Da qui alla necessità di proteggerlo il passo è breve, e allora ecco le banche dati. In mostra ci sono le foto che ho scattato nel deposito sotterraneo di Iron Mountain, in Pennsylvania, una ex miniera di ardesia che, dal 1951, viene usata per stoccare microfilm, fotografie e microfiche di documenti governativi, banche dati aziendali, case discografiche, fototeche, università.

Guai se si dovessero deteriorare, ma a quella profondità ci sono le condizioni di temperatura e assenza di umidità ideali perché questi documenti restino intatti.

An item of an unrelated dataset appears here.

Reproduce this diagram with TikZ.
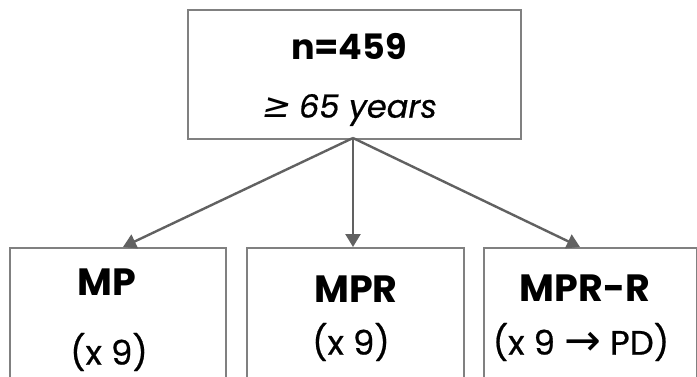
\documentclass[tikz,border=0pt]{standalone}
\usepackage{fontspec}
\setmainfont{Poppins}
\newfontfamily\medfont{Poppins}[FakeBold=0.6]
\newfontfamily\symfont{DejaVu Sans}
\newfontfamily\symslfont{DejaVu Sans}[FakeSlant=0.2]
\usetikzlibrary{arrows.meta}
\begin{document}
\begin{tikzpicture}[x=1pt,y=-1pt,
  box/.style={draw=black!50,line width=1.5pt,fill=white,inner sep=0pt,anchor=north west},
  arr/.style={draw=black!62,line width=2.4pt,-{Triangle[length=13pt,width=15pt]}},
  big/.style={font=\fontsize{38}{40}\selectfont\bfseries,inner sep=0pt},
  sub/.style={font=\fontsize{34}{36}\medfont,inner sep=0pt}
]
\useasboundingbox (0,0) rectangle (697,376);
\clip (0,0) rectangle (697,376);
\fill[white] (0,0) rectangle (697,376);
% boxes
\node[box,minimum width=333pt,minimum height=129pt] (top) at (187,9) {};
\node[box,minimum width=216pt,minimum height=150pt] (left) at (9,247) {};
\node[box,minimum width=217pt,minimum height=150pt] (mid) at (246,247) {};
\node[box,minimum width=213pt,minimum height=150pt] (right) at (483,247) {};
% texts
\node[big,font=\fontsize{35}{36}\selectfont\bfseries] (t1) at (349,46) {n=459};
\node[inner sep=0pt,font=\fontsize{32}{34}\medfont\itshape] (t2) at (349,110) {{\symslfont\fontsize{34}{34}\selectfont ≥} 65 years};
\node[big] (l1) at (107,282) {MP};
\node[sub] (l2) at (109,352) {(x 9)};
\node[big] (m1) at (356,289) {MPR};
\node[sub] (m2) at (351,342) {(x 9)};
\node[big] (r1) at (585,288) {MPR-R};
\node[sub] (r2) at (581,342) {(x 9 \raisebox{-1pt}{\symfont\fontsize{44}{36}\selectfont →} PD)};
% arrows
\coordinate (tipL) at (123,247);
\coordinate (tipM) at (353,247);
\coordinate (tipR) at (580,247);
\coordinate (src) at (353,138);
\draw[arr] (src) -- (tipL);
\draw[arr] (src) -- (tipM);
\draw[arr] (src) -- (tipR);
\end{tikzpicture}
\end{document}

Il valore economico delle immagini è poi più evidente nell’industria. Come nell’azienda olandese che produce orchidee a Wateringen, nei Paesi Bassi dove sono stato alcuni giorni per realizzare foto e video.

Grazie a un sistema fotocamere e sensori, che fotografano e scannerizzano ogni singola piantina, non solo la macchina gestisce alla perfezione le varie fasi di vita delle orchidee ma, a fine ciclo, stabilisce anche il valore economico e a quale mercato, tra Nord e Sud Europa, ogni pianta è più adatta.

Qui si racconta anche il salto di scala rappresentato dalla fotografia digitale che ha addirittura rovesciato il processo di produzione. Cosa significa?

Gli oggetti del nostro mondo oggi vengono costruiti sulla base delle fotografie e delle loro rielaborazioni, con enormi ricadute sul piano economico e politico: chi possiede le grandi masse di immagini che alimentano questo sistema ha un potere sterminato.

In questa mostra ho voluto raccontare come, nella società capitalistica, la fotografia non domini solo l’immaginario, ma molto di più.

Lei ha documentato anche come, dietro questo mondo immateriale, si nasconda però il lavoro di tante persone. Preferiamo non saperlo?

In mostra c’è un bellissimo lavoro realizzato dagli studenti del politecnico olandese di Deft con i lavoratori del dipartimento di Amazon Turk. Sono lavoratori pagati a cottimo per guardare e descrivere centinaia di immagini, in pratica forniscono ad Amazon i preziosi metadati e vengono pagati 15 centesimi a immagine.

A tutti questi lavoratori gli studenti hanno chiesto di fotografare la stanza di casa in cui lavorano e di fornire informazioni come orario di lavoro, guadagno, metri quadri della stanza e così via. Il risultato è una gallery antropologica che manda a gambe all’aria la nostra idea che il digitale sia la dematerializzazione della realtà svelando come, alle spalle, ci sia un lavoro molto materiale.

Una mostra che è più difficile raccontare che vedere, per il grande impatto e la ricchezza di materiali. Da seguire anche attraverso la piattaforma image-capital.com dove si troveranno le videointerviste e gli interventi degli ospiti di alcune serate di approfondimento organizzate alla Fondazione MAST da qui a gennaio.

Quando la mostra lascerà Bologna per Parigi e, cinque anni dopo, Armin Linke potrà chiudere il cerchio tornando al Centre Pompidu.